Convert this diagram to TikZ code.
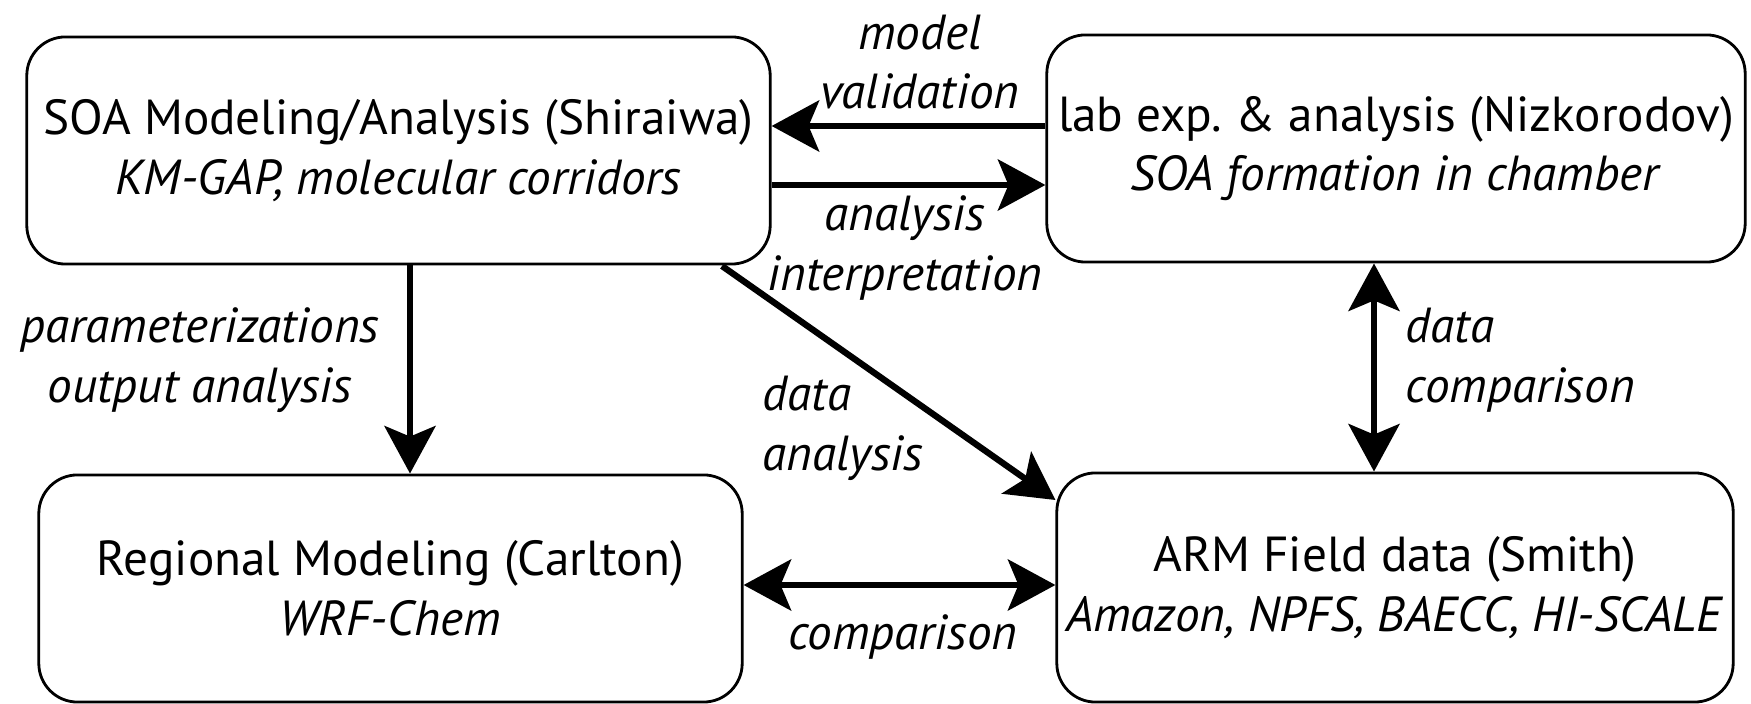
\documentclass[tikz,border=0pt]{standalone}
\usepackage{fontspec}
\setmainfont{PT Sans}
\usetikzlibrary{arrows.meta}
\frenchspacing
\begin{document}
\begin{tikzpicture}[x=0.01cm,y=-0.01cm,
  box/.style={draw, line width=0.8pt, rounded corners=11pt, inner sep=0pt, align=center,
    font=\fontsize{14}{17}\selectfont},
  lbl/.style={font=\fontsize{14}{17}\selectfont\itshape, inner sep=0pt},
  arr/.style={line width=1.8pt, -{Stealth[length=13.5pt,width=14.5pt,inset=3pt]}},
  darr/.style={line width=1.8pt, {Stealth[length=13.5pt,width=14.5pt,inset=3pt]}-{Stealth[length=13.5pt,width=14.5pt,inset=3pt]}}
]
\useasboundingbox (0,0) rectangle (1751,704);

\node[box, minimum width=7.43cm, minimum height=2.27cm] (soa) at (398.5,150.5)
  {SOA Modeling/Analysis (Shiraiwa)\\ \textit{KM-GAP, molecular corridors}};
\node[box, minimum width=6.98cm, minimum height=2.27cm] (lab) at (1396,148.5)
  {lab exp.\ \& analysis (Nizkorodov)\\ \textit{SOA formation in chamber}};
\node[box, minimum width=7.03cm, minimum height=2.27cm] (reg) at (390.5,588.5)
  {Regional Modeling (Carlton)\\ \textit{WRF-Chem}};
\node[box, minimum width=6.76cm, minimum height=2.29cm] (arm) at (1395,587.5)
  {ARM Field data (Smith)\\ \textit{Amazon, NPFS, BAECC, HI-SCALE}};

\coordinate (mvA) at (lab.west |- 0,126);
\coordinate (mvB) at (soa.east |- 0,126);
\draw[arr] (mvA) -- (mvB);
\coordinate (aiA) at (soa.east |- 0,185);
\coordinate (aiB) at (lab.west |- 0,185);
\draw[arr] (aiA) -- (aiB);
\draw[arr] (soa.south -| 410,0) -- (reg.north -| 410,0);
\coordinate (dgA) at (722,266);
\coordinate (dgB) at (arm.west |- 0,500);
\draw[arr] (dgA) -- (dgB);
\draw[darr] (reg.east |- 0,585) -- (arm.west |- 0,585);
\draw[darr] (lab.south -| 1374,0) -- (arm.north -| 1374,0);

\node[lbl, align=center] (l1) at (920,62) {model\\validation};
\node[lbl, align=center] (l2) at (905,248) {analysis\\interpretation};
\node[lbl, align=left, anchor=west] (l3) at (762,428) {data\\analysis};
\node[lbl, align=center] (l4) at (200,360) {parameterizations\\output analysis};
\node[lbl, align=left, anchor=west] (l5) at (1405,360) {data\\comparison};
\node[lbl] (l6) at (903,637) {comparison};
\end{tikzpicture}
\end{document}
========================================
Write the full listing out again with every line unchanged, but include no pictures.

Convert this diagram to TikZ code.
\documentclass[tikz,border=0pt]{standalone}
\usepackage{fontspec}
\setmainfont{PT Sans}
\usetikzlibrary{arrows.meta}
\frenchspacing
\begin{document}
\begin{tikzpicture}[x=0.01cm,y=-0.01cm,
  box/.style={draw, line width=0.8pt, rounded corners=11pt, inner sep=0pt, align=center,
    font=\fontsize{14}{17}\selectfont},
  lbl/.style={font=\fontsize{14}{17}\selectfont\itshape, inner sep=0pt},
  arr/.style={line width=1.8pt, -{Stealth[length=13.5pt,width=14.5pt,inset=3pt]}},
  darr/.style={line width=1.8pt, {Stealth[length=13.5pt,width=14.5pt,inset=3pt]}-{Stealth[length=13.5pt,width=14.5pt,inset=3pt]}}
]
\useasboundingbox (0,0) rectangle (1751,704);

\node[box, minimum width=7.43cm, minimum height=2.27cm] (soa) at (398.5,150.5)
  {SOA Modeling/Analysis (Shiraiwa)\\ \textit{KM-GAP, molecular corridors}};
\node[box, minimum width=6.98cm, minimum height=2.27cm] (lab) at (1396,148.5)
  {lab exp.\ \& analysis (Nizkorodov)\\ \textit{SOA formation in chamber}};
\node[box, minimum width=7.03cm, minimum height=2.27cm] (reg) at (390.5,588.5)
  {Regional Modeling (Carlton)\\ \textit{WRF-Chem}};
\node[box, minimum width=6.76cm, minimum height=2.29cm] (arm) at (1395,587.5)
  {ARM Field data (Smith)\\ \textit{Amazon, NPFS, BAECC, HI-SCALE}};

\coordinate (mvA) at (lab.west |- 0,126);
\coordinate (mvB) at (soa.east |- 0,126);
\draw[arr] (mvA) -- (mvB);
\coordinate (aiA) at (soa.east |- 0,185);
\coordinate (aiB) at (lab.west |- 0,185);
\draw[arr] (aiA) -- (aiB);
\draw[arr] (soa.south -| 410,0) -- (reg.north -| 410,0);
\coordinate (dgA) at (722,266);
\coordinate (dgB) at (arm.west |- 0,500);
\draw[arr] (dgA) -- (dgB);
\draw[darr] (reg.east |- 0,585) -- (arm.west |- 0,585);
\draw[darr] (lab.south -| 1374,0) -- (arm.north -| 1374,0);

\node[lbl, align=center] (l1) at (920,62) {model\\validation};
\node[lbl, align=center] (l2) at (905,248) {analysis\\interpretation};
\node[lbl, align=left, anchor=west] (l3) at (762,428) {data\\analysis};
\node[lbl, align=center] (l4) at (200,360) {parameterizations\\output analysis};
\node[lbl, align=left, anchor=west] (l5) at (1405,360) {data\\comparison};
\node[lbl] (l6) at (903,637) {comparison};
\end{tikzpicture}
\end{document}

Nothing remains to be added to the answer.